L’Agence internationale de l’éner­gie atomique, dont les inspecteurs se trouvent en ce moment en Iran, n’a pas encore commenté ce rapport, ni indiqué si Téhéran l’avait officielle­ment informée de toute construction à Fordo. L’Iran non plus n’a reconnu publiquement aucune nouvelle construction à Fordo, dont la décou­verte par l’Occident en 2009 a eu lieu lors d’une première série d’acrobaties politiques avant que les puissances mondiales ne concluent l’accord nucléaire de 2015 avec Téhéran. Déjà, l’Iran effectue des travaux de construction à son installation nucléaire de Natanz après une mysté­rieuse explosion en juillet dernier, que Téhéran a décrite comme une attaque de sabotage.

La publication de ces photos inter­vient avec le rejet de l’Iran d’une proposition de l’AIEA à propos de l’accord nucléaire. Kazem Gharibabadi, représentant de l’Iran auprès de l’AIEA, à Vienne, a rejeté vendredi 18 décembre les propos du directeur de l’agence, Rafael Grossi, qui déclarait la veille qu’un nouvel accord sur le nucléaire serait néces­saire sous l’Administration Biden. « Il n’y aura pas de renégociation concernant l’accord actuel. Il n’est pas nécessaire de compliquer la situation », a-t-il déclaré, en indi­quant sur Twitter que le seul rôle de l’AIEA est de surveiller et de vérifier toutes les mesures relatives aux acti­vités nucléaires telles que détaillées dans le JCPOA (l’accord de 2015), et de fournir des mises à jour factuelles régulières à cet égard. « Les engage­ments des parties et les tâches de l’AIEA ont été délicatement rédigés et convenus, et chaque partie sait quoi faire pour mettre en oeuvre l’accord », a poursuivi Kazem.

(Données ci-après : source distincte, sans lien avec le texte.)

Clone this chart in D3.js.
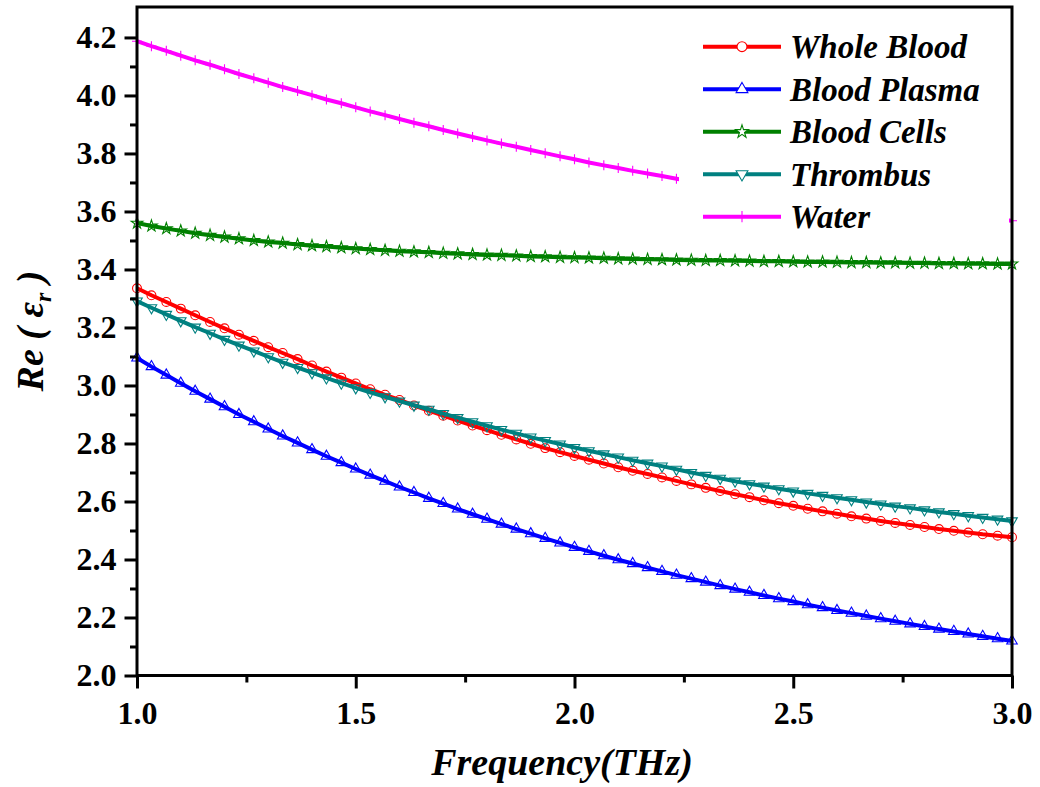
<!DOCTYPE html>
<html>
<head>
<meta charset="utf-8">
<script src="https://cdn.jsdelivr.net/npm/d3@7"></script>
<style>
    body { margin: 0; background: #fff; }
    svg text { font-family: "Liberation Serif", "Times New Roman", Tinos, "DejaVu Serif", serif; font-weight: bold; }
</style>
</head>
<body>
<div id="chart"></div>
<script>
// frequency in THz, one value per marker
const frequency = [
    1.000, 1.033, 1.067, 1.100, 1.133, 1.167, 1.200, 1.233, 1.267, 1.300,
    1.333, 1.367, 1.400, 1.433, 1.467, 1.500, 1.533, 1.567, 1.600, 1.633,
    1.667, 1.700, 1.733, 1.767, 1.800, 1.833, 1.867, 1.900, 1.933, 1.967,
    2.000, 2.033, 2.067, 2.100, 2.133, 2.167, 2.200, 2.233, 2.267, 2.300,
    2.333, 2.367, 2.400, 2.433, 2.467, 2.500, 2.533, 2.567, 2.600, 2.633,
    2.667, 2.700, 2.733, 2.767, 2.800, 2.833, 2.867, 2.900, 2.933, 2.967,
    3.000
];

const wholeBlood = [
    3.335, 3.311, 3.288, 3.265, 3.242, 3.219, 3.197, 3.175, 3.154, 3.132,
    3.112, 3.091, 3.069, 3.048, 3.027, 3.007, 2.987, 2.968, 2.950, 2.931,
    2.913, 2.896, 2.879, 2.862, 2.846, 2.830, 2.814, 2.799, 2.784, 2.770,
    2.757, 2.744, 2.731, 2.718, 2.706, 2.695, 2.683, 2.671, 2.659, 2.647,
    2.636, 2.625, 2.615, 2.604, 2.594, 2.585, 2.575, 2.566, 2.558, 2.549,
    2.541, 2.533, 2.526, 2.519, 2.512, 2.505, 2.499, 2.493, 2.487, 2.482,
    2.477
];

const bloodPlasma = [
    3.095, 3.065, 3.036, 3.008, 2.980, 2.953, 2.927, 2.900, 2.875, 2.850,
    2.826, 2.802, 2.779, 2.756, 2.734, 2.712, 2.691, 2.670, 2.650, 2.631,
    2.611, 2.593, 2.574, 2.556, 2.539, 2.522, 2.505, 2.489, 2.473, 2.457,
    2.442, 2.428, 2.413, 2.399, 2.386, 2.372, 2.359, 2.346, 2.334, 2.322,
    2.310, 2.298, 2.287, 2.276, 2.265, 2.255, 2.244, 2.234, 2.224, 2.215,
    2.205, 2.196, 2.187, 2.178, 2.169, 2.160, 2.152, 2.143, 2.135, 2.127,
    2.119
];

const bloodCells = [
    3.560, 3.550, 3.541, 3.533, 3.525, 3.518, 3.512, 3.506, 3.500, 3.495,
    3.491, 3.486, 3.482, 3.479, 3.475, 3.472, 3.469, 3.466, 3.463, 3.461,
    3.459, 3.456, 3.454, 3.452, 3.450, 3.449, 3.447, 3.445, 3.444, 3.442,
    3.441, 3.440, 3.439, 3.437, 3.436, 3.435, 3.434, 3.433, 3.432, 3.431,
    3.431, 3.430, 3.429, 3.428, 3.428, 3.427, 3.426, 3.426, 3.425, 3.424,
    3.424, 3.423, 3.423, 3.422, 3.422, 3.421, 3.421, 3.420, 3.420, 3.419,
    3.419
];

const thrombus = [
    3.291, 3.268, 3.245, 3.223, 3.201, 3.180, 3.159, 3.139, 3.119, 3.099,
    3.080, 3.062, 3.044, 3.026, 3.008, 2.992, 2.976, 2.961, 2.946, 2.932,
    2.918, 2.903, 2.889, 2.875, 2.861, 2.848, 2.835, 2.822, 2.810, 2.798,
    2.786, 2.775, 2.764, 2.753, 2.742, 2.732, 2.722, 2.711, 2.700, 2.690,
    2.680, 2.670, 2.661, 2.653, 2.644, 2.636, 2.628, 2.621, 2.613, 2.606,
    2.598, 2.591, 2.584, 2.578, 2.571, 2.564, 2.558, 2.551, 2.545, 2.539,
    2.533
];

const water = [
    4.187, 4.170, 4.154, 4.137, 4.121, 4.106, 4.090, 4.074, 4.059, 4.044,
    4.029, 4.015, 4.001, 3.986, 3.973, 3.959, 3.945, 3.932, 3.919, 3.906,
    3.894, 3.881, 3.869, 3.857, 3.845, 3.834, 3.823, 3.812, 3.801, 3.790,
    3.780, 3.769, 3.759, 3.750, 3.740, 3.731, 3.722, 3.713, 3.704, 3.696,
    3.687, 3.679, 3.672, 3.664, 3.657, 3.649, 3.642, 3.636, 3.629, 3.623,
    3.617, 3.611, 3.605, 3.600, 3.595, 3.590, 3.585, 3.580, 3.576, 3.572,
    3.568
];

const seriesNames = ["Whole Blood", "Blood Plasma", "Blood Cells", "Thrombus", "Water"];
const seriesValues = [wholeBlood, bloodPlasma, bloodCells, thrombus, water];
const seriesColours = ["#ff0000", "#0000ff", "#008000", "#008080", "#ff00ff"];

const xTicks = [1.0, 1.5, 2.0, 2.5, 3.0];
const xMinorTicks = [1.25, 1.75, 2.25, 2.75];
const yTicks = [2.0, 2.2, 2.4, 2.6, 2.8, 3.0, 3.2, 3.4, 3.6, 3.8, 4.0, 4.2];
const yMinorTicks = [2.1, 2.3, 2.5, 2.7, 2.9, 3.1, 3.3, 3.5, 3.7, 3.9, 4.1];

const serifFont = "'Liberation Serif', 'Times New Roman', Tinos, 'DejaVu Serif', serif";

// marker shapes, open symbols like Origin draws them
const plusSymbol = {
    draw(context, size) {
        const r = Math.sqrt(size) / 2;
        context.moveTo(0, -r);
        context.lineTo(0, r);
        context.moveTo(-r, 0);
        context.lineTo(r, 0);
    }
};
const markers = [
    {type: d3.symbolCircle, size: 62, rotate: 0},
    {type: d3.symbolTriangle, size: 48, rotate: 0},
    {type: d3.symbolStar, size: 42, rotate: 0},
    {type: d3.symbolTriangle, size: 48, rotate: 180},
    {type: plusSymbol, size: 100, rotate: 0}
];

const width = 1040, height = 787;
const plot = {left: 137, right: 1012, top: 7, bottom: 675.5};

const svg = d3.select("#chart")
    .append("svg")
        .attr("width", width)
        .attr("height", height);

const xScale = d3.scaleLinear().domain([1, 3]).range([plot.left, plot.right]);
const yScale = d3.scaleLinear().domain([2, 4.305]).range([plot.bottom, plot.top]);

// ---- curves ----
const line = d3.line()
    .x((d, i) => xScale(frequency[i]))
    .y(d => yScale(d));

seriesValues.forEach((values, s) => {
    const g = svg.append("g").attr("class", "series");

    g.append("path")
        .attr("d", line(values))
        .attr("fill", "none")
        .attr("stroke", seriesColours[s])
        .attr("stroke-width", 4)
        .attr("stroke-linejoin", "round");

    const sym = d3.symbol().type(markers[s].type).size(markers[s].size);
    g.selectAll(".marker")
        .data(values)
        .join("path")
            .attr("class", "marker")
            .attr("transform", (d, i) => `translate(${xScale(frequency[i])},${yScale(d)}) rotate(${markers[s].rotate})`)
            .attr("d", sym())
            .attr("fill", "none")
            .attr("stroke", seriesColours[s])
            .attr("stroke-width", 1.1);
});

// ---- legend (white box hides the water curve behind it) ----
const legend = svg.append("g").attr("class", "legend");
legend.append("rect")
    .attr("x", 679).attr("y", 8)
    .attr("width", 330).attr("height", 230)
    .attr("fill", "#fff");

seriesNames.forEach((name, s) => {
    const y = 46.7 + s * 42.5;
    const row = legend.append("g");
    row.append("line")
        .attr("x1", 703).attr("x2", 781)
        .attr("y1", y).attr("y2", y)
        .attr("stroke", seriesColours[s])
        .attr("stroke-width", 4);
    row.append("path")
        .attr("transform", `translate(742,${y}) rotate(${markers[s].rotate})`)
        .attr("d", d3.symbol().type(markers[s].type).size(markers[s].size * 1.25)())
        .attr("fill", "#fff")
        .attr("stroke", seriesColours[s])
        .attr("stroke-width", 1.1);
    row.append("text")
        .attr("x", 790).attr("y", y)
        .attr("dy", "0.35em")
        .attr("font-family", serifFont)
        .attr("font-size", 33)
        .attr("font-style", "italic")
        .text(name);
});

// ---- axes ----
function styleAxis(g) {
    g.attr("font-family", serifFont);
    g.select(".domain").remove();
    g.selectAll(".tick line").attr("stroke", "#000").attr("stroke-width", 3);
    g.selectAll(".tick text")
        .attr("fill", "#000")
        .attr("font-family", serifFont)
        .attr("font-weight", "bold")
        .attr("font-size", 32);
}

svg.append("g")
    .attr("class", "axis axis--x")
    .attr("transform", `translate(0,${plot.bottom})`)
    .call(d3.axisBottom(xScale).tickValues(xTicks).tickSize(13).tickPadding(13).tickFormat(d3.format(".1f")))
    .call(styleAxis);

svg.append("g")
    .attr("transform", `translate(0,${plot.bottom})`)
    .call(d3.axisBottom(xScale).tickValues(xMinorTicks).tickSize(7).tickFormat(""))
    .call(styleAxis);

svg.append("g")
    .attr("class", "axis axis--y")
    .attr("transform", `translate(${plot.left},0)`)
    .call(d3.axisLeft(yScale).tickValues(yTicks).tickSize(12.5).tickPadding(8).tickFormat(d3.format(".1f")))
    .call(styleAxis);

svg.append("g")
    .attr("transform", `translate(${plot.left},0)`)
    .call(d3.axisLeft(yScale).tickValues(yMinorTicks).tickSize(7).tickFormat(""))
    .call(styleAxis);

// frame
svg.append("rect")
    .attr("x", plot.left).attr("y", plot.top)
    .attr("width", plot.right - plot.left)
    .attr("height", plot.bottom - plot.top)
    .attr("fill", "none")
    .attr("stroke", "#000")
    .attr("stroke-width", 3);

// ---- titles ----
svg.append("text")
    .attr("x", 562).attr("y", 775)
    .attr("text-anchor", "middle")
    .attr("font-family", serifFont)
    .attr("font-size", 38)
    .attr("font-style", "italic")
    .text("Frequency(THz)");

const yTitle = svg.append("text")
    .attr("transform", "translate(43,331) rotate(-90)")
    .attr("text-anchor", "middle")
    .attr("font-family", serifFont)
    .attr("font-size", 38)
    .attr("font-style", "italic");
yTitle.append("tspan").text("Re ( ε");
yTitle.append("tspan").attr("font-size", 24).attr("dy", 8).text("r");
yTitle.append("tspan").attr("dy", -8).text(" )");
</script>
</body>
</html>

Retrait américain et violations iraniennes

C’est le chef de l’AIEA, Rafael Grossi, qui a affirmé qu’un nouvel accord avec l’Iran sous l’Administra­tion Biden serait nécessaire, l’accord actuel ayant été violé à maintes reprises, ceci lors d’un entretien avec l’agence de presse Reuters, publié jeudi 17 décembre. Donald Trump s’était retiré de l’accord de Vienne en 2018, ce qui a ouvert la voie au réta­blissement puis à l’alourdissement des sanctions américaines. En réac­tion, l’Iran a commencé l’année sui­vante à se soustraire à certaines clauses du Plan d’action global com­mun (JCPoA). Pour Rafael Grossi, il ne saurait pourtant être question de revenir aux termes de cet accord d’un simple claquement de doigts. L’Iran a enfreint cet accord à de trop nom­breuses reprises, fait-il valoir. « Je ne peux pas imaginer qu’ils vont se contenter de dire : nous revenons au point de départ, parce qu’il n’y a plus de point de départ », a-t-il dit à Reuters. « Il y a plus de matériel nucléaire (...), il y a plus d’activité, il y a plus de centrifugeuses et d’autres encore sont annoncées. Alors, que fait-on de tout cela ? C’est une ques­tion qui doit trouver une réponse au niveau politique », a estimé le diplo­mate argentin. Prié de dire si cela signifiait qu’un « accord dans l’ac­cord » serait nécessaire, il a répondu : « Oui, sans aucun doute ».

L’Iran dispose désormais d’un stock d’uranium faiblement enrichi de 2,4 tonnes, soit nettement supé­rieur aux 202,8 kg prévus par l’accord de 2015. Il n’en a toutefois produit que 337,5 kg au cours du dernier tri­mestre contre plus de 500 kg au cours des deux trimestres précédents, selon l’AIEA.

Cette mise en garde de l’AIEA intervient alors que les espoirs que les relations de l’Iran avec la commu­nauté internationale s’améliorent avec la fin de l’ère Trump. Joe Biden, qui prendra ses fonctions le 20 jan­vier, a indiqué qu’il souhaitait revenir sur la politique de « pression maxi­male » à l’égard de l’Iran mise en oeuvre par Donald Trump et réamor­cer une approche diplomatique. Téhéran s’est de son côté dit convain­cu que les Etats-Unis réintégreront l’accord international sur le pro­gramme nucléaire de la République islamique conclu en 2015 et que les sanctions seront levées après l’inves­titure de Joe Biden. Mais avec ces derniers développements, la question du nucléaire iranien risque de provo­quer encore bien des crises.